Manusia adalah musuh bagi kebodohannya. Sebuah adagium menohok yang sering kita dengar di mana-mana. Pribahasa tersebut umumnya diucapkan oleh seorang pendidik kepada muridnya sebagai sebuah nasihat agar para peserta didik terpompa semangatnya untuk lebih giat lagi dalam belajar dan mencari ilmu. Sudah menjadi sebuah kewajiban bagi seorang pendidik untuk menstimulasi murid-muridnya agar mereka tidak mudah putus asa dalam menggapai cita-cita yang diangankan.
Lalu apa kaitan antara kebodohan dan semangat seorang pendidik? Kalaulah seorang guru terlihat tidak mempunyai gairah yang kuat dalam proses belajar-mengajar, mustahil rasanya proses penstransferan ilmu itu akan berjalan dengan lancar. Hingga pada puncaknya, murid-murid yang seharusnya memiliki wawasan yang luas malah berakhir menjadi manusia yang pandai berbicara, namun sedikit ilmunya. Sombong seperti tong kosong nyaring bunyinya. Padahal mereka adalah generasi penerus bangsa yang di masa depan akan menduduki kursi-kursi kepemimpinan dan pemerintahan di negeri ini.

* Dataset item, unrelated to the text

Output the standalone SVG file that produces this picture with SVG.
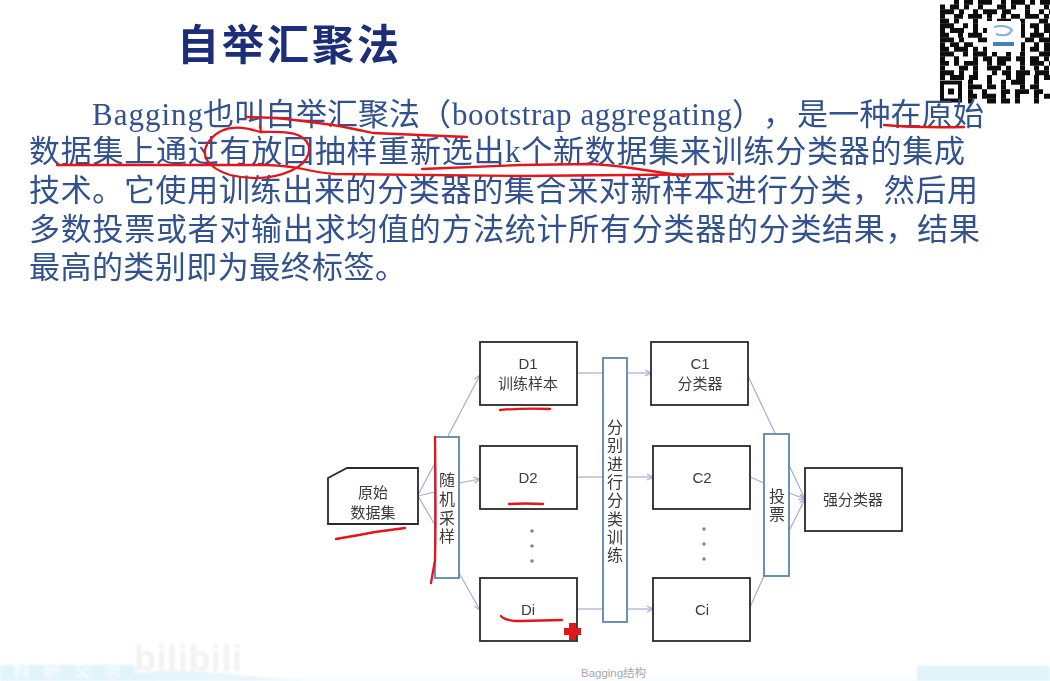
<svg xmlns="http://www.w3.org/2000/svg" width="1050" height="681" viewBox="0 0 1050 681">
<defs>
<filter id="soft" x="-5%" y="-5%" width="110%" height="110%"><feGaussianBlur stdDeviation="0.55"/></filter>
<filter id="soft2" x="-20%" y="-20%" width="140%" height="140%"><feGaussianBlur stdDeviation="1"/></filter>
<marker id="arr" viewBox="0 0 8 8" refX="7" refY="4" markerWidth="8" markerHeight="8" orient="auto" markerUnits="userSpaceOnUse"><path d="M1 1L7 4L1 7" fill="none" stroke="#a3aed2" stroke-width="1.2"/></marker>
<linearGradient id="bandL" x1="0" x2="1" y1="0" y2="0"><stop offset="0" stop-color="#dff4fc"/><stop offset="1" stop-color="#f4fbfe"/></linearGradient>
</defs>
<style>
text{font-family:"Liberation Serif","Noto Sans CJK SC",serif}
.body{font-size:31px;fill:#30518f}
.title{font-family:"Noto Sans CJK SC",sans-serif;font-size:42px;font-weight:700;fill:#1b2f78}
.lbl{font-family:"Liberation Sans","Noto Sans CJK SC",sans-serif;font-size:15px;fill:#3a3a3a;text-anchor:middle}
.bar-t{font-family:"Noto Sans CJK SC",sans-serif;font-size:16px;fill:#3a3a3a;writing-mode:vertical-rl}
.box{fill:#fff;stroke:#2a2a2a;stroke-width:1.8}
.bar{fill:#fff;stroke:#5f84ab;stroke-width:1.8}
.conn{fill:none;stroke:#a3aed2;stroke-width:1.2}
.red{fill:none;stroke:#e3141c;stroke-width:2.3;stroke-linecap:round;stroke-linejoin:round}
.qr{fill:none;stroke:#111;stroke-width:4.9}
.dot{fill:#888}
</style>
<rect width="1050" height="681" fill="#fff"/>
<g id="bottom-band" filter="url(#soft2)">
<path d="M0 665H135V681H0z" fill="#e0f4fc"/>
<path d="M135 673Q190 668 240 675Q300 681 400 681H135z" fill="url(#bandL)"/>
<path d="M917 666H1050V681H917z" fill="#e0f4fc"/>
<path d="M300 679H917V681H300z" fill="#f2fafd"/>
<text x="13" y="676" font-size="17" fill="#fff" textLength="108" style="font-family:'Noto Sans CJK SC',sans-serif">科研交流</text>
<text x="134" y="671" font-size="36" fill="#f2f2f2" textLength="108" style="font-family:'Liberation Sans',sans-serif;font-weight:700">bilibili</text>
</g>
<g id="qr-code" filter="url(#soft)">
<g class="qr">
<path stroke-dasharray="0 14 5 5 9 5 14 9 5 5 14 5 5 5 14" d="M940 2.3H1050"/>
<path stroke-dasharray="5 5 9 5 5 9 5 14 9 5 5 9 5 14" d="M940 7H1050"/>
<path stroke-dasharray="14 5 5 9 5 5 14 5 9 14 5 9 5 5" d="M940 11.7H1050"/>
<path stroke-dasharray="5 9 9 5 14 5 5 9 5 5 9 5 14 5" d="M940 16.4H1050"/>
<path stroke-dasharray="9 5 5 14 5 9 5 5 14 9 5 14" d="M940 21.1H1050"/>
<path stroke-dasharray="14 9 5 5 5 9 9 5 5 14 5 5 9 5" d="M940 25.8H1050"/>
<path stroke-dasharray="5 5 14 9 5 5 9 14 5 9 5 9" d="M940 30.5H1050"/>
<path stroke-dasharray="9 9 5 5 14 5 5 9 14 5 5 5 14 5" d="M940 35.2H1050"/>
<path stroke-dasharray="14 5 5 14 9 5 5 5 9 14 9 5" d="M940 39.9H1050"/>
<path stroke-dasharray="5 5 9 5 9 14 5 9 5 5 14 9" d="M940 44.6H1050"/>
<path stroke-dasharray="9 5 14 5 5 5 9 9 5 14 5 5 9 5" d="M940 49.3H1050"/>
<path stroke-dasharray="14 9 5 5 14 5 5 9 5 9 5 14" d="M940 54H1050"/>
<path stroke-dasharray="5 9 5 14 5 5 9 5 14 5 9 5 9 5" d="M940 58.7H1050"/>
<path stroke-dasharray="9 5 5 5 14 9 5 5 9 14 5 5 14 5" d="M940 63.4H1050"/>
<path stroke-dasharray="5 14 9 5 5 9 14 5 5 9 5 9 5 5" d="M940 68.1H1050"/>
<path stroke-dasharray="14 5 5 9 5 14 5 5 9 5 14 5" d="M940 72.8H1050"/>
<path stroke-dasharray="5 5 14 5 9 9 5 14 5 5 9 9" d="M940 77.5H1050"/>
<path stroke-dasharray="0 28 5 14 5 9 5 5 14 9 5 14" d="M940 82.2H1050"/>
<path stroke-dasharray="0 28 14 5 9 5 5 14 5 5 9 5" d="M940 86.9H1050"/>
<path stroke-dasharray="0 28 5 9 5 14 9 5 14 5 9 5" d="M940 91.6H1050"/>
<path stroke-dasharray="0 28 9 5 14 5 5 9 5 14 5 5 9 5" d="M940 96.3H1050"/>
<path stroke-dasharray="0 28 5 14 9 5 9 5 5 14 5 9" d="M940 101H1050"/>
</g>
<rect x="942" y="82.5" width="18" height="18" fill="#fff" stroke="#111" stroke-width="4"/>
<rect x="948" y="88.5" width="6" height="6" fill="#111"/>
<rect x="987" y="21" width="34" height="31" fill="#fff"/>
<path d="M994 27Q1006 24 1012 30Q1008 38 996 34" fill="none" stroke="#7fb2d6" stroke-width="2"/>
<rect x="993" y="42" width="21" height="4" fill="#4a7fb8"/>
</g>
<g id="text-block" filter="url(#soft)">
<text class="title" x="177" y="60" textLength="222">自举汇聚法</text>
<text class="body" x="92" y="125" textLength="111">Bagging</text>
<text class="body" x="203" y="125" textLength="248">也叫自举汇聚法（</text>
<text class="body" x="452" y="125" textLength="280">bootstrap aggregating</text>
<text class="body" x="732" y="125" textLength="62">），</text>
<text class="body" x="797" y="125" textLength="187">是一种在原始</text>
<text class="body" x="29" y="162" textLength="936">数据集上通过有放回抽样重新选出k个新数据集来训练分类器的集成</text>
<text class="body" x="29" y="201" textLength="949">技术。它使用训练出来的分类器的集合来对新样本进行分类，然后用</text>
<text class="body" x="29" y="240" textLength="951">多数投票或者对输出求均值的方法统计所有分类器的分类结果，结果</text>
<text class="body" x="29" y="278" textLength="377">最高的类别即为最终标签。</text>
</g>
<g id="connectors" filter="url(#soft)">
<path class="conn" d="M418 495L435 463"/>
<path class="conn" d="M448 436L480 375" marker-end="url(#arr)"/>
<path class="conn" d="M418 496L435 492"/>
<path class="conn" d="M459 483L480 479" marker-end="url(#arr)"/>
<path class="conn" d="M418 496L435 525"/>
<path class="conn" d="M459 573L480 610" marker-end="url(#arr)"/>
<path class="conn" d="M577 373H603"/>
<path class="conn" d="M577 477H603"/>
<path class="conn" d="M577 609H603"/>
<path class="conn" d="M627 373H651" marker-end="url(#arr)"/>
<path class="conn" d="M627 477H653" marker-end="url(#arr)"/>
<path class="conn" d="M627 609H653" marker-end="url(#arr)"/>
<path class="conn" d="M748 376L775 433"/>
<path class="conn" d="M750 477L764 483"/>
<path class="conn" d="M750 607L764 576"/>
<path class="conn" d="M789 465L805 499" marker-end="url(#arr)"/>
<path class="conn" d="M789 493L805 499" marker-end="url(#arr)"/>
<path class="conn" d="M789 531L805 499" marker-end="url(#arr)"/>
</g>
<g id="nodes" filter="url(#soft)">
<g id="source"><path class="box" d="M328 478L347 468H418V524H328z"/><text class="lbl" x="373" y="498">原始</text><text class="lbl" x="373" y="518">数据集</text></g>
<g id="sampling"><rect class="bar" x="435" y="437" width="24" height="141"/><text class="bar-t" x="447" y="472" letter-spacing="2.8">随机采样</text></g>
<g id="d1"><rect class="box" x="480" y="342" width="97" height="63"/><text class="lbl" x="528" y="369">D1</text><text class="lbl" x="528" y="389">训练样本</text></g>
<g id="d2"><rect class="box" x="480" y="446" width="97" height="63"/><text class="lbl" x="528" y="483">D2</text></g>
<g id="di"><rect class="box" x="480" y="578" width="97" height="63"/><text class="lbl" x="528" y="615">Di</text></g>
<g id="d-dots"><circle class="dot" cx="532" cy="531" r="1.8"/><circle class="dot" cx="532" cy="546" r="1.8"/><circle class="dot" cx="532" cy="561" r="1.8"/></g>
<g id="training"><rect class="bar" x="603" y="358" width="24" height="264"/><text class="bar-t" x="615" y="419" letter-spacing="2.3">分别进行分类训练</text></g>
<g id="c1"><rect class="box" x="651" y="342" width="97" height="63"/><text class="lbl" x="700" y="369">C1</text><text class="lbl" x="700" y="389">分类器</text></g>
<g id="c2"><rect class="box" x="653" y="446" width="97" height="63"/><text class="lbl" x="702" y="483">C2</text></g>
<g id="ci"><rect class="box" x="653" y="578" width="97" height="63"/><text class="lbl" x="702" y="615">Ci</text></g>
<g id="c-dots"><circle class="dot" cx="704" cy="529" r="1.8"/><circle class="dot" cx="704" cy="544" r="1.8"/><circle class="dot" cx="704" cy="559" r="1.8"/></g>
<g id="vote"><rect class="bar" x="764" y="434" width="25" height="142"/><text class="bar-t" x="777" y="488" letter-spacing="2">投票</text></g>
<g id="strong"><rect class="box" x="805" y="468" width="97" height="63"/><text class="lbl" x="853" y="505">强分类器</text></g>
</g>
<text x="581" y="677" style="font-family:'Liberation Sans','Noto Sans CJK SC',sans-serif" font-size="11.5" fill="#a8a8a8" textLength="65">Bagging结构</text>
<g id="annotations" filter="url(#soft)">
<path class="red" d="M247 117L277 118Q305 121 333 125Q350 128 373 133L467 137"/>
<path class="red" d="M260 126L261 132"/>
<path class="red" d="M260 132C240 125 222 125 210 140C198 155 208 168 230 175C255 181 280 178 298 167C312 157 313 143 300 136C290 131 275 132 260 132"/>
<path class="red" d="M57 165H267Q290 166 303 169Q320 173 335 174L520 176L733 174"/>
<path class="red" d="M422 169L520 165L588 164Q612 165 631 168L685 176"/>
<path class="red" d="M884 125Q920 128 964 127"/>
<path class="red" d="M336 539Q360 535 375 532L405 528"/>
<path class="red" d="M435 437Q436 520 435 560L431 583"/>
<path class="red" d="M500 410Q525 408 550 409"/>
<path class="red" d="M509 504Q525 503 543 504"/>
<path class="red" d="M501 616Q505 621 520 621L562 620"/>
<path d="M569 623H576V628H581V635H576V640H569V635H564V628H569z" fill="#e3141c"/>
</g>
</svg>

Peran mereka di masa depan ditentukan dari bagaimana proses pendidikan di masa sekarang. Kemajuan dan kemunduran bangsa ini ada dalam genggaman mereka. Jika mereka dididik dengan baik, tidak menutup kemungkinan negeri ini akan berubah ke arah yang lebih baik. Tapi jika proses pendidikan para generasi penerus itu tidak baik, maka bisa jadi negeri ini akan berjalan menuju kehancuran. Itulah mengapa kebodohan adalah musuh yang harus diperangi. Kalau kebodohan dibiarkan dan tidak kita tumpas, di masa depan negeri ini akan dikuasai oleh manusia-manusia yang hanya mementingkan keamanan dan kenyamanan mereka. Salah satu cara memberantas kebodohan itu adalah dengan memantik kesadaran para pendidik agar mereka lebih bersemangat lagi dalam proses belajar-mengajar di dalam kelas.